**Supplied records**

((

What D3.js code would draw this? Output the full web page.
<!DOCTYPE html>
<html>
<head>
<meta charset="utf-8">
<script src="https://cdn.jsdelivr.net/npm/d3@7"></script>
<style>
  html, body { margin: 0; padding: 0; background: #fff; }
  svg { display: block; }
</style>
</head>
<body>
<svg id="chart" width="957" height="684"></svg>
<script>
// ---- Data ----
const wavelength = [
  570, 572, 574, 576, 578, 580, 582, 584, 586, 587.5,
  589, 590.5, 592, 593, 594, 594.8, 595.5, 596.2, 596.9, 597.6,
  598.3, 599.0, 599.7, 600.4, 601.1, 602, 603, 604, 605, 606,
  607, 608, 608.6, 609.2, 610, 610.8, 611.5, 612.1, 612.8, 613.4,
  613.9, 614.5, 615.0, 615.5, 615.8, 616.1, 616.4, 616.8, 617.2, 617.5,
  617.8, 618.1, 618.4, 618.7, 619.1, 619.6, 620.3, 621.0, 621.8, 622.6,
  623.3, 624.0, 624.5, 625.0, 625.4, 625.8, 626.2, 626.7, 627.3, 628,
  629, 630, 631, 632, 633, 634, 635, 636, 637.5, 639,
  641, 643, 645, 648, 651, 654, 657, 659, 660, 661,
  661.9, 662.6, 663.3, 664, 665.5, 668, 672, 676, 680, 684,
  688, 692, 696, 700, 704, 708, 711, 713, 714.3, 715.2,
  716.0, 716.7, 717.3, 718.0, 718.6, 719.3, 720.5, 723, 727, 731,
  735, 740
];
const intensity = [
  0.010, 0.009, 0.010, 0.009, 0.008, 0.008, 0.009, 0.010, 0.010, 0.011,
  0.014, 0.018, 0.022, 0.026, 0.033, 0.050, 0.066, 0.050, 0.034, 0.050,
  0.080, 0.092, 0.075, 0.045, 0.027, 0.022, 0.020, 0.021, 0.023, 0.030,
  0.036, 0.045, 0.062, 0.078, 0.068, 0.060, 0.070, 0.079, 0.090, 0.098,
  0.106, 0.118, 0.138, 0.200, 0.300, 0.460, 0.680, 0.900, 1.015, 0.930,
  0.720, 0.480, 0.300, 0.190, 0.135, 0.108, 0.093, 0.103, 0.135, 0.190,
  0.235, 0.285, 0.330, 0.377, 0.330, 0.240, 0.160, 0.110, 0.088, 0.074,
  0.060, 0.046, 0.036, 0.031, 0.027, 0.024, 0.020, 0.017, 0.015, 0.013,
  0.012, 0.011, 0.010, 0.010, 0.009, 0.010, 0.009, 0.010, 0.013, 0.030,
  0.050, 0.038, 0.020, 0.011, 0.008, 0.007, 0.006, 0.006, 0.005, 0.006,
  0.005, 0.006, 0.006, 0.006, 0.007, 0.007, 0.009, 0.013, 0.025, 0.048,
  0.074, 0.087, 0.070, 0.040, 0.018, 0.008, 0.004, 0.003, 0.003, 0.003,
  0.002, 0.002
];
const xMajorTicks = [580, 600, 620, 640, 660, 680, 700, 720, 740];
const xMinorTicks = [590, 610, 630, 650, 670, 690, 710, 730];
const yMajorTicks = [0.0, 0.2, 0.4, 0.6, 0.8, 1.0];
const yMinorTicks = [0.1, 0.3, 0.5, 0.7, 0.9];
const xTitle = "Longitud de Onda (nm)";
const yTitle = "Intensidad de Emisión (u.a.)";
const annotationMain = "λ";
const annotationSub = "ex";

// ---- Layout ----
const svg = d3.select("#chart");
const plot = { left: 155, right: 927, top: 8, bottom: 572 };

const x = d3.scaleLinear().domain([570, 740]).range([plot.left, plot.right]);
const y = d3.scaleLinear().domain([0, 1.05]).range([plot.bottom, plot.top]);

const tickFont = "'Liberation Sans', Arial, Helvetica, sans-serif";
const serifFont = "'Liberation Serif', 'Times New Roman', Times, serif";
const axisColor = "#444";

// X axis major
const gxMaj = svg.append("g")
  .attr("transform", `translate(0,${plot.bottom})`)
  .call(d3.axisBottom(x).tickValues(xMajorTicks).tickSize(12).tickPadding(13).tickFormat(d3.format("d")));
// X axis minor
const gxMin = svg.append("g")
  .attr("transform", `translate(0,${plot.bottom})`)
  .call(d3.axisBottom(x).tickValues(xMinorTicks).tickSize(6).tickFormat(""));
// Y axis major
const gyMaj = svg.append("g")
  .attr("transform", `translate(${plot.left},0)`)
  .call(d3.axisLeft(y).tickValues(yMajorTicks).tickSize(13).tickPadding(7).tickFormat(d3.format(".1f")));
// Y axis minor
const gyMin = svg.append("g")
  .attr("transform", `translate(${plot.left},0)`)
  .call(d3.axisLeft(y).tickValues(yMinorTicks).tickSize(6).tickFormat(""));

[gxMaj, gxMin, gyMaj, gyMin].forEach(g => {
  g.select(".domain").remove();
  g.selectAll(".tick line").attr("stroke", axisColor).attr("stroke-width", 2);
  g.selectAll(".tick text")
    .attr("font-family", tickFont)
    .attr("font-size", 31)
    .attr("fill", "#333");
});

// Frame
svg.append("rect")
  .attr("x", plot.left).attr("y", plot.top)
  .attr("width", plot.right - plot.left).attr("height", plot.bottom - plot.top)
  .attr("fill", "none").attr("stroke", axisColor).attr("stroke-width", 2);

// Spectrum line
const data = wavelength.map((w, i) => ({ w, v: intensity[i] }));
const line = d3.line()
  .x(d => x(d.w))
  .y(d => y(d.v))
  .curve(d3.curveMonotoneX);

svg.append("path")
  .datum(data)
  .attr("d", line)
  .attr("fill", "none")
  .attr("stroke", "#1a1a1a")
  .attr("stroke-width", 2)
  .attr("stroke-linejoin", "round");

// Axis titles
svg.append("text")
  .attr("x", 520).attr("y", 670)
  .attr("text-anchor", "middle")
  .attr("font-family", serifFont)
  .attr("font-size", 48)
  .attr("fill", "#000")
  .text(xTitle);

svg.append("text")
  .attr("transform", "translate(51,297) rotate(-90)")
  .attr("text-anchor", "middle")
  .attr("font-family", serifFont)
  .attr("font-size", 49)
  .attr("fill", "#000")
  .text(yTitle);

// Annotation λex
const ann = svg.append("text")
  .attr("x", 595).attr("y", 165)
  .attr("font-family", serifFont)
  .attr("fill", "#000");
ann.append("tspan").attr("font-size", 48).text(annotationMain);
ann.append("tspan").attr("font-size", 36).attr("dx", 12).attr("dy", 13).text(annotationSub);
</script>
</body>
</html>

))
((

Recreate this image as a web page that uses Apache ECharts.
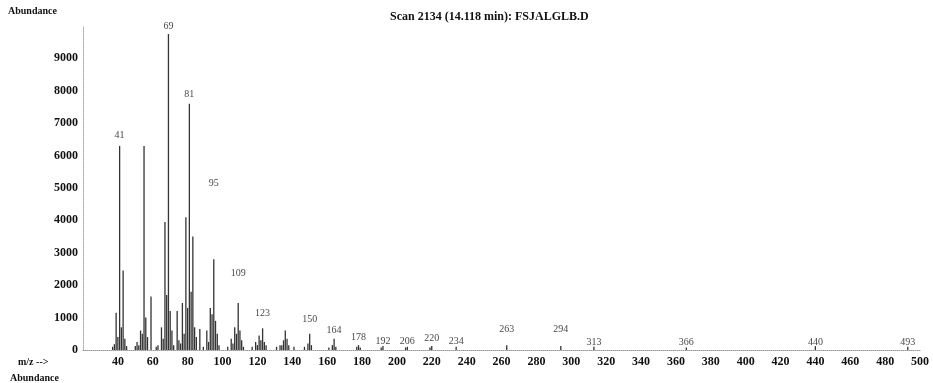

))

**Required work**
Go over the data above and copy every line that has the word "this" in it.

**Response to the exercise**
What D3.js code would draw this? Output the full web page.
Recreate this image as a web page that uses Apache ECharts.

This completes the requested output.